O maldito trabalho! É forte isto? Esqueceu o velho princípio bíblico: o
trabalho como maldição pelo pecado de Adão? Foi nisto que deu comer e gostar da
fruta ofertada pela Eva.
Enfim,
não tem como desconectar a nossa história da história dos modos de produção.
Nisto estava certo o velho Marx! Quando os meus pais nasceram prevalecia um
modelo de trocas, de trabalhos coletivos, de terrenos com divisas cantadas: “A
minha terra vai daqui até o lugar onde tem um boi pastando”. Vovô Estevan vivia
repetindo que “O dinheiro era custoso, mas o de comê tinha em fartura”. No meu
tempo, quando os primeiros loteamentos já nasciam nas principais praias, às
margens da rodovia, o caiçara ainda pescava e plantava, mas a juventude ansiava
por “um emprego fichado”, que garantisse direitos trabalhistas, previdência
social “INPS” etc.
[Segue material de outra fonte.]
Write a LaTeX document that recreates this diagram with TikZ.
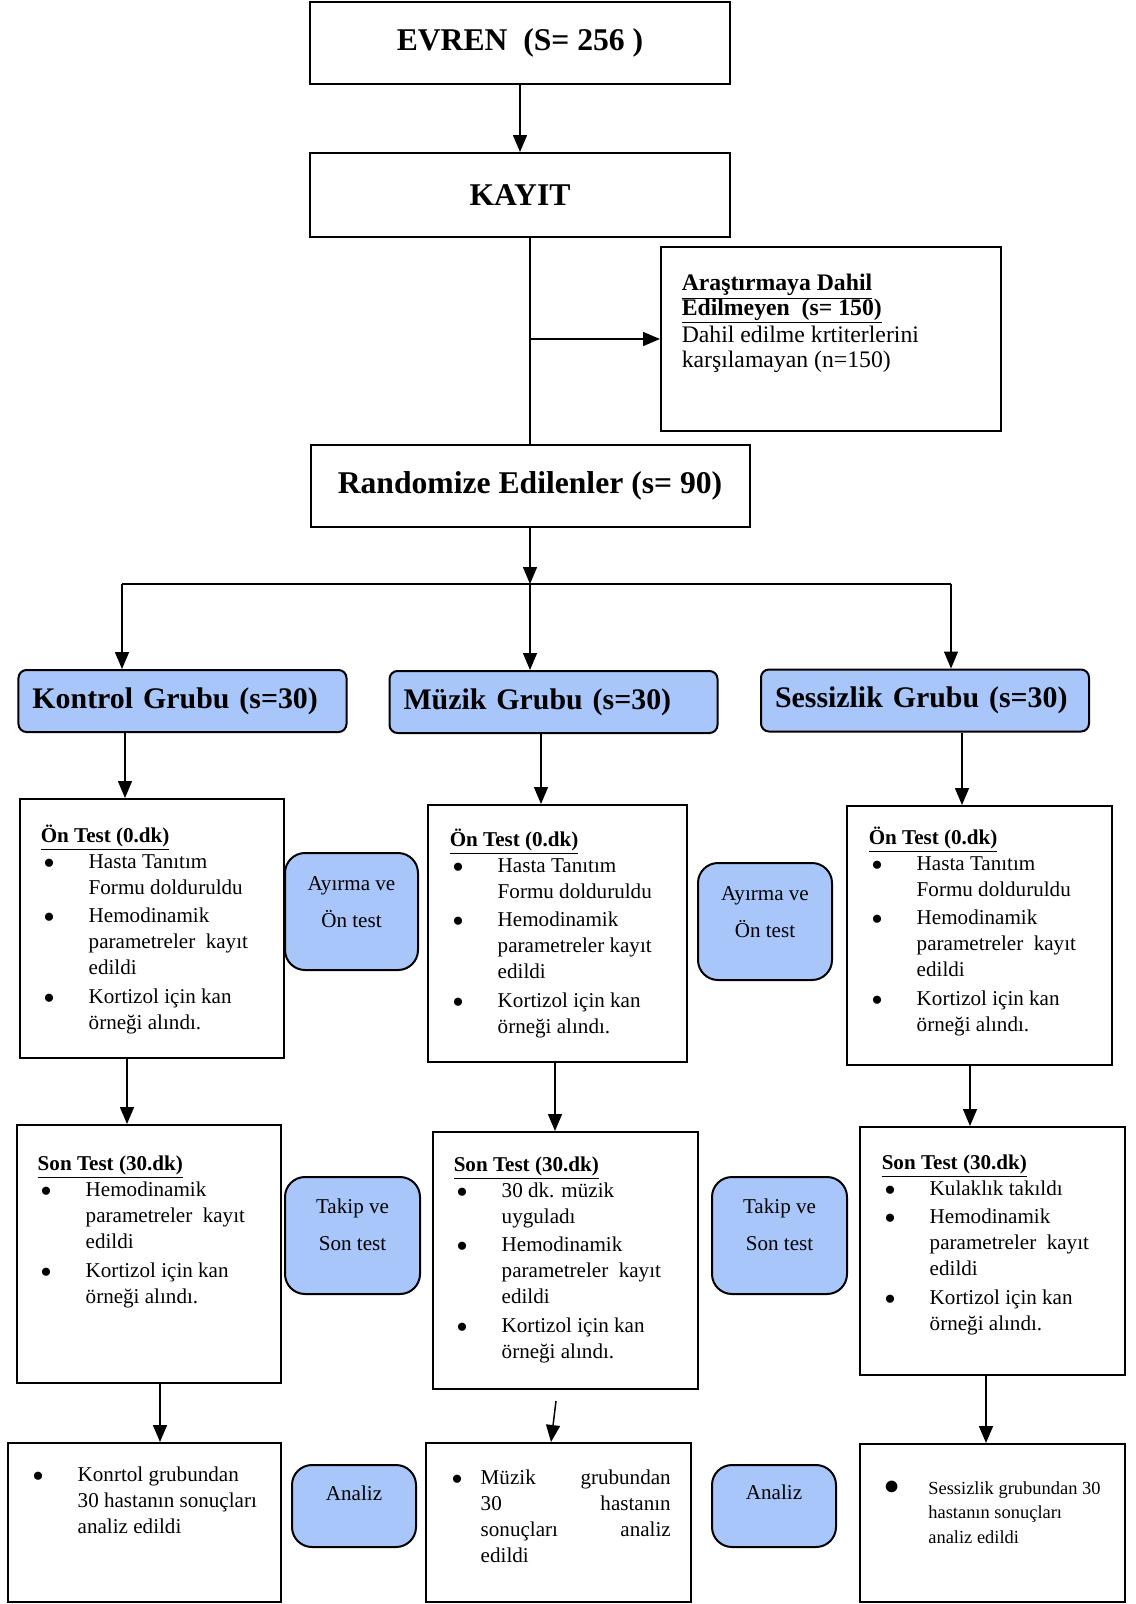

Na falta disso, a venda de posses, de partes da terra
secularmente ocupada para a lavoura, eram negociadas para se ter uma situação
de alívio. Assim compravam um fogão a gás, um armário “cristaleira”, uma panela
de pressão, uma televisão, um rádio novo etc. Os mais ousados até adquiriam um
carro “de causar inveja”. Quanta ilusão! Iam-se os bens e as terras que antes
garantiam a subsistência básica.
A
terra virou moeda de troca. Não precisou muito esforço para convencer muitos
caiçaras de que “um dinheiro pela posse” resolveria seus problemas, seus
pesares. Além disso, surgiram os grileiros, os especuladores que projetavam os
seus lucros imobiliários. Certamente pensavam: “Um lugar bonito desse não é para
pobre”. Hoje estamos nisto: o caiçara é
apenas dono de sua força de trabalho. A sociedade é isto: exige trabalho e paga
o suficiente para a sobrevivência. Da farinha de mandioca agora só restou a
farinha. O nóinha, filho de um caiçara “das bandas do norte”, guarda noturno
num condomínio, grita pelas ruas próximas de minha casa: “O pó é a solução”. E
ainda me pergunta: “Você não acha, teacher?”
Infelizmente essa não é só a realidade do caiçara, mas da maioria dos brasileiros desassistidos principalmente do básico (sério), educação, saúde, segurança, cultura. Junte-se a isto a falta de uma liderança responsável na comunidade, a avalanche descomunal da cultura enlatada na mídia em geral, a lavagem cerebral levando ao consumismo desenfreado, e vamos ter muitos mais exemplos, como o do Sr. Guilherme, pescador, que não pode construir um rancho na Praia do Saco da Ribeira para abrigar sua canoa, pois a Marinha não permitia, chegando a derrubar o rancho, mas para surpresa de muitos, não demorou para que toda a orla do Saco da Ribeira se transformasse em um gigantesco Iate Clube de ponta a ponta da praia. Então Zé nós vivemos e vamos continuar vivendo na era do Tubarão engolindo a Sardinha, como sempre a lei do mais forte prevalece, mesmo que moralmente eles sejam uns fracotes. Grande abraço!!!!